Without the pictures, set down every line of the data exactly.

──────── Data provided

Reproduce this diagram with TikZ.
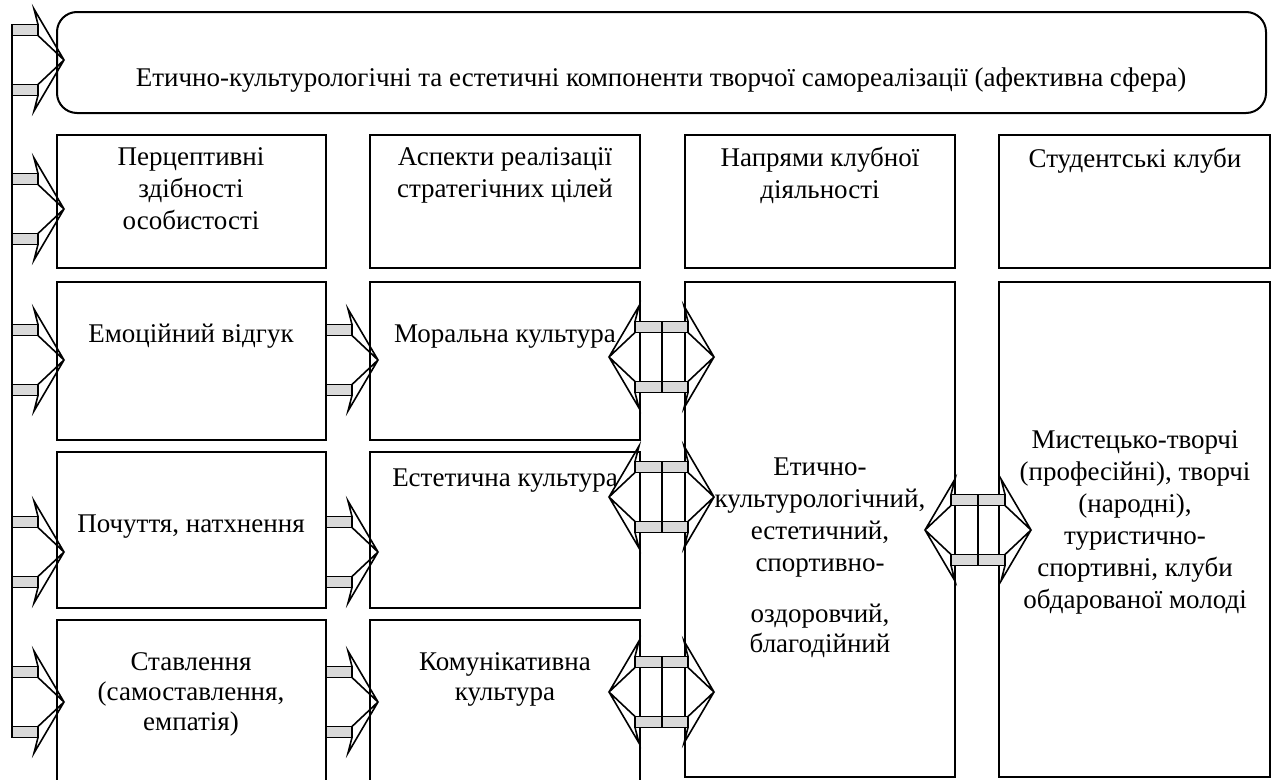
\documentclass[tikz,border=0pt]{standalone}
\usepackage{fontspec}
\setmainfont{Liberation Serif}
\newcommand\ahd[3]{% shaft end x, direction, centre y
  \draw[head] ({#1-#2*4},{#3-51}) -- ({#1+#2*26},#3) -- ({#1-#2*4},{#3+51})
    -- (#1,{#3+35.5}) -- (#1,{#3+24.5}) -- ({#1+#2*26},#3)
    -- (#1,{#3-24.5}) -- (#1,{#3-35.5}) -- cycle;}
\newcommand\shf[3]{% x1, x2, centre y
  \draw[shaft] (#1,{#3-35.5}) rectangle (#2,{#3-24.5});
  \draw[shaft] (#1,{#3+24.5}) rectangle (#2,{#3+35.5});}
\newcommand\dbl[3]{% left x, right x, centre y
  \shf{#1}{#2}{#3}
  \draw[conn] ({(#1+#2)/2},{#3-35.5}) -- ({(#1+#2)/2},{#3+35.5});
  \ahd{#2}{1}{#3}
  \ahd{#1}{-1}{#3}}
\begin{document}
\begin{tikzpicture}[x=1pt,y=-1pt,
  box/.style={draw=black,line width=2pt},
  shaft/.style={draw=black,line width=1.6pt,fill=black!15},
  head/.style={draw=black,line width=1.6pt,fill=white,miter limit=12},
  conn/.style={draw=black,line width=2pt},
  txt/.style={font=\fontsize{27}{32}\selectfont,align=center,inner sep=0pt,anchor=north,
    execute at begin node={\rule{0pt}{20pt}}},
  txtb/.style={txt,font=\fontsize{27}{30}\selectfont}]
\useasboundingbox (0,0) rectangle (1271,779);
% left connector and arrows
\draw[conn] (12,24.5) -- (12,737.5);
\foreach \c in {60,209,360,552,702}{\shf{12}{38}{\c}\ahd{38}{1}{\c}}
\foreach \c in {360,552,702}{\shf{326}{352}{\c}\ahd{352}{1}{\c}}
% boxes
\draw[box,rounded corners=20pt] (57,12) rectangle (1266,113);
\foreach \xa/\xb in {57/326,370/640,685/955,999/1270}{\draw[box] (\xa,135) rectangle (\xb,268);}
\foreach \xa/\xb in {57/326,370/640}{
  \draw[box] (\xa,282) rectangle (\xb,440);
  \draw[box] (\xa,452) rectangle (\xb,608);
  \draw[box] (\xa,620) rectangle (\xb,781);}
\draw[box] (685,282) rectangle (955,777);
\draw[box] (999,282) rectangle (1270,777);
% texts
\node[txt] (t0) at (661,66) {Етично-культурологічні та естетичні компоненти творчої самореалізації (афективна сфера)};
\node[txt] (h1) at (191,147) {Перцептивні\\здібності\\особистості};
\node[txt] (h2) at (505,147) {Аспекти реалізації\\стратегічних цілей};
\node[txt] (h3) at (820,147) {Напрями клубної\\діяльності};
\node[txt] (h4) at (1135,147) {Студентські клуби};
\node[txt] (e1) at (191,322) {Емоційний відгук};
\node[txt] (m1) at (505,322) {Моральна культура};
\node[txt] (p1) at (191,512) {Почуття, натхнення};
\node[txt] (es) at (505,466) {Естетична культура};
\node[txtb] (s1) at (191,652) {Ставлення\\(самоставлення,\\емпатія)};
\node[txtb] (k1) at (505,652) {Комунікативна\\культура};
\node[txt] (c3a) at (820,458) {Етично-\\культурологічний,\\естетичний,\\спортивно-};
\node[txtb] (c3b) at (820,604) {оздоровчий,\\благодійний};
\node[txt] (c4) at (1135,430) {Мистецько-творчі\\(професійні), творчі\\(народні),\\туристично-\\спортивні, клуби\\обдарованої молоді};
% double arrows
\dbl{635}{688}{357}
\dbl{635}{688}{497}
\dbl{635}{688}{692}
\dbl{951}{1005}{530}
\end{tikzpicture}
\end{document}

────────────────

### [Finished exercise]
Reproduce this diagram with TikZ.
\documentclass[tikz,border=0pt]{standalone}
\usepackage{fontspec}
\setmainfont{Liberation Serif}
\newcommand\ahd[3]{% shaft end x, direction, centre y
  \draw[head] ({#1-#2*4},{#3-51}) -- ({#1+#2*26},#3) -- ({#1-#2*4},{#3+51})
    -- (#1,{#3+35.5}) -- (#1,{#3+24.5}) -- ({#1+#2*26},#3)
    -- (#1,{#3-24.5}) -- (#1,{#3-35.5}) -- cycle;}
\newcommand\shf[3]{% x1, x2, centre y
  \draw[shaft] (#1,{#3-35.5}) rectangle (#2,{#3-24.5});
  \draw[shaft] (#1,{#3+24.5}) rectangle (#2,{#3+35.5});}
\newcommand\dbl[3]{% left x, right x, centre y
  \shf{#1}{#2}{#3}
  \draw[conn] ({(#1+#2)/2},{#3-35.5}) -- ({(#1+#2)/2},{#3+35.5});
  \ahd{#2}{1}{#3}
  \ahd{#1}{-1}{#3}}
\begin{document}
\begin{tikzpicture}[x=1pt,y=-1pt,
  box/.style={draw=black,line width=2pt},
  shaft/.style={draw=black,line width=1.6pt,fill=black!15},
  head/.style={draw=black,line width=1.6pt,fill=white,miter limit=12},
  conn/.style={draw=black,line width=2pt},
  txt/.style={font=\fontsize{27}{32}\selectfont,align=center,inner sep=0pt,anchor=north,
    execute at begin node={\rule{0pt}{20pt}}},
  txtb/.style={txt,font=\fontsize{27}{30}\selectfont}]
\useasboundingbox (0,0) rectangle (1271,779);
% left connector and arrows
\draw[conn] (12,24.5) -- (12,737.5);
\foreach \c in {60,209,360,552,702}{\shf{12}{38}{\c}\ahd{38}{1}{\c}}
\foreach \c in {360,552,702}{\shf{326}{352}{\c}\ahd{352}{1}{\c}}
% boxes
\draw[box,rounded corners=20pt] (57,12) rectangle (1266,113);
\foreach \xa/\xb in {57/326,370/640,685/955,999/1270}{\draw[box] (\xa,135) rectangle (\xb,268);}
\foreach \xa/\xb in {57/326,370/640}{
  \draw[box] (\xa,282) rectangle (\xb,440);
  \draw[box] (\xa,452) rectangle (\xb,608);
  \draw[box] (\xa,620) rectangle (\xb,781);}
\draw[box] (685,282) rectangle (955,777);
\draw[box] (999,282) rectangle (1270,777);
% texts
\node[txt] (t0) at (661,66) {Етично-культурологічні та естетичні компоненти творчої самореалізації (афективна сфера)};
\node[txt] (h1) at (191,147) {Перцептивні\\здібності\\особистості};
\node[txt] (h2) at (505,147) {Аспекти реалізації\\стратегічних цілей};
\node[txt] (h3) at (820,147) {Напрями клубної\\діяльності};
\node[txt] (h4) at (1135,147) {Студентські клуби};
\node[txt] (e1) at (191,322) {Емоційний відгук};
\node[txt] (m1) at (505,322) {Моральна культура};
\node[txt] (p1) at (191,512) {Почуття, натхнення};
\node[txt] (es) at (505,466) {Естетична культура};
\node[txtb] (s1) at (191,652) {Ставлення\\(самоставлення,\\емпатія)};
\node[txtb] (k1) at (505,652) {Комунікативна\\культура};
\node[txt] (c3a) at (820,458) {Етично-\\культурологічний,\\естетичний,\\спортивно-};
\node[txtb] (c3b) at (820,604) {оздоровчий,\\благодійний};
\node[txt] (c4) at (1135,430) {Мистецько-творчі\\(професійні), творчі\\(народні),\\туристично-\\спортивні, клуби\\обдарованої молоді};
% double arrows
\dbl{635}{688}{357}
\dbl{635}{688}{497}
\dbl{635}{688}{692}
\dbl{951}{1005}{530}
\end{tikzpicture}
\end{document}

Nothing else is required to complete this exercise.